-------- DATASET EXTRACT
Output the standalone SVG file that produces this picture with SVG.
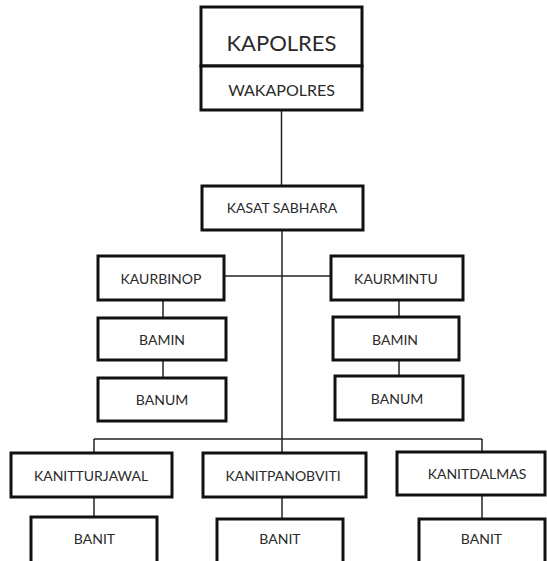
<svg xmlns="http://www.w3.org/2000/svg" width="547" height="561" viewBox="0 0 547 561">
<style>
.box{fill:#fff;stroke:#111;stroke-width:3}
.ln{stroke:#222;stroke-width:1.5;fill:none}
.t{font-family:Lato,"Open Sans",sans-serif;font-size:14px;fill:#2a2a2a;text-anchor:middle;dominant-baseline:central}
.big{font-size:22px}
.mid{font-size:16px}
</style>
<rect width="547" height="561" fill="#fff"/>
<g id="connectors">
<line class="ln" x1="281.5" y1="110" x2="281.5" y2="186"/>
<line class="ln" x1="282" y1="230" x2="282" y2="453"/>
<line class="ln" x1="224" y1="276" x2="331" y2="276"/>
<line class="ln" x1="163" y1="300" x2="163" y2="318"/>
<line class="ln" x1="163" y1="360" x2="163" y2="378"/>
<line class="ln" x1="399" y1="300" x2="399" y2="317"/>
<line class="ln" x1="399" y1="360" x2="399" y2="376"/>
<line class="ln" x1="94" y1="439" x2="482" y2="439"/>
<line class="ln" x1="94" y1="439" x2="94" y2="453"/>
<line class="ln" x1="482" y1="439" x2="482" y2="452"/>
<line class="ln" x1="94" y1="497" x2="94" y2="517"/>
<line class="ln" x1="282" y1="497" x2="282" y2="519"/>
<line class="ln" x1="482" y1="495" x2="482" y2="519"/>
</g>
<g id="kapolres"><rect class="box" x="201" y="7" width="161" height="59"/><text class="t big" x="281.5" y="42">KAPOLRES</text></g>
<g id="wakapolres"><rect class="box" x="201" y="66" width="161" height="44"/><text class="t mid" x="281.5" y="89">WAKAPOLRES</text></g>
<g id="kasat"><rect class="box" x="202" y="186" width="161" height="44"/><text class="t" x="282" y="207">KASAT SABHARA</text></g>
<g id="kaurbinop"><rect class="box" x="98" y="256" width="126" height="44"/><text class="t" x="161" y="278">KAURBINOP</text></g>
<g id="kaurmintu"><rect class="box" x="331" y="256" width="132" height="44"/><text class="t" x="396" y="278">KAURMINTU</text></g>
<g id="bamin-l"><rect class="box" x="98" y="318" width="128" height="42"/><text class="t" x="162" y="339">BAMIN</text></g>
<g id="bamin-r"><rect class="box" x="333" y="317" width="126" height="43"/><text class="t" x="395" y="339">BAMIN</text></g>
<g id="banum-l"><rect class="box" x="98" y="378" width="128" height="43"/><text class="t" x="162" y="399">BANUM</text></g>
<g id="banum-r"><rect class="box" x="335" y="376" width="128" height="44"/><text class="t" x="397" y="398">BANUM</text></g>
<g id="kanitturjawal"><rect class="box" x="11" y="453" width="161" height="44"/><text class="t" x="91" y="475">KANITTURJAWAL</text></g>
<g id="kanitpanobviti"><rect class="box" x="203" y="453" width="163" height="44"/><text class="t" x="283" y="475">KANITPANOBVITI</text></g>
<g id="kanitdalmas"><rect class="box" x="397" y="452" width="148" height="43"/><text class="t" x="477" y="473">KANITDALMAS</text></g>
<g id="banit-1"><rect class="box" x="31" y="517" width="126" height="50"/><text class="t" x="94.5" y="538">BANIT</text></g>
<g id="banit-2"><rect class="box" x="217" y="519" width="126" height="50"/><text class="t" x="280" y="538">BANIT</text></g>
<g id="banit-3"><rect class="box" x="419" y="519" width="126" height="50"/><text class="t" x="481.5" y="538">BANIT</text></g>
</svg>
----------------
WRITTEN PROBLEM:
Repeat the material above verbatim. Leave the pictures behind.

RESPONSE TO THIS TASK:
Output the standalone SVG file that produces this picture with SVG.
<svg xmlns="http://www.w3.org/2000/svg" width="547" height="561" viewBox="0 0 547 561">
<style>
.box{fill:#fff;stroke:#111;stroke-width:3}
.ln{stroke:#222;stroke-width:1.5;fill:none}
.t{font-family:Lato,"Open Sans",sans-serif;font-size:14px;fill:#2a2a2a;text-anchor:middle;dominant-baseline:central}
.big{font-size:22px}
.mid{font-size:16px}
</style>
<rect width="547" height="561" fill="#fff"/>
<g id="connectors">
<line class="ln" x1="281.5" y1="110" x2="281.5" y2="186"/>
<line class="ln" x1="282" y1="230" x2="282" y2="453"/>
<line class="ln" x1="224" y1="276" x2="331" y2="276"/>
<line class="ln" x1="163" y1="300" x2="163" y2="318"/>
<line class="ln" x1="163" y1="360" x2="163" y2="378"/>
<line class="ln" x1="399" y1="300" x2="399" y2="317"/>
<line class="ln" x1="399" y1="360" x2="399" y2="376"/>
<line class="ln" x1="94" y1="439" x2="482" y2="439"/>
<line class="ln" x1="94" y1="439" x2="94" y2="453"/>
<line class="ln" x1="482" y1="439" x2="482" y2="452"/>
<line class="ln" x1="94" y1="497" x2="94" y2="517"/>
<line class="ln" x1="282" y1="497" x2="282" y2="519"/>
<line class="ln" x1="482" y1="495" x2="482" y2="519"/>
</g>
<g id="kapolres"><rect class="box" x="201" y="7" width="161" height="59"/><text class="t big" x="281.5" y="42">KAPOLRES</text></g>
<g id="wakapolres"><rect class="box" x="201" y="66" width="161" height="44"/><text class="t mid" x="281.5" y="89">WAKAPOLRES</text></g>
<g id="kasat"><rect class="box" x="202" y="186" width="161" height="44"/><text class="t" x="282" y="207">KASAT SABHARA</text></g>
<g id="kaurbinop"><rect class="box" x="98" y="256" width="126" height="44"/><text class="t" x="161" y="278">KAURBINOP</text></g>
<g id="kaurmintu"><rect class="box" x="331" y="256" width="132" height="44"/><text class="t" x="396" y="278">KAURMINTU</text></g>
<g id="bamin-l"><rect class="box" x="98" y="318" width="128" height="42"/><text class="t" x="162" y="339">BAMIN</text></g>
<g id="bamin-r"><rect class="box" x="333" y="317" width="126" height="43"/><text class="t" x="395" y="339">BAMIN</text></g>
<g id="banum-l"><rect class="box" x="98" y="378" width="128" height="43"/><text class="t" x="162" y="399">BANUM</text></g>
<g id="banum-r"><rect class="box" x="335" y="376" width="128" height="44"/><text class="t" x="397" y="398">BANUM</text></g>
<g id="kanitturjawal"><rect class="box" x="11" y="453" width="161" height="44"/><text class="t" x="91" y="475">KANITTURJAWAL</text></g>
<g id="kanitpanobviti"><rect class="box" x="203" y="453" width="163" height="44"/><text class="t" x="283" y="475">KANITPANOBVITI</text></g>
<g id="kanitdalmas"><rect class="box" x="397" y="452" width="148" height="43"/><text class="t" x="477" y="473">KANITDALMAS</text></g>
<g id="banit-1"><rect class="box" x="31" y="517" width="126" height="50"/><text class="t" x="94.5" y="538">BANIT</text></g>
<g id="banit-2"><rect class="box" x="217" y="519" width="126" height="50"/><text class="t" x="280" y="538">BANIT</text></g>
<g id="banit-3"><rect class="box" x="419" y="519" width="126" height="50"/><text class="t" x="481.5" y="538">BANIT</text></g>
</svg>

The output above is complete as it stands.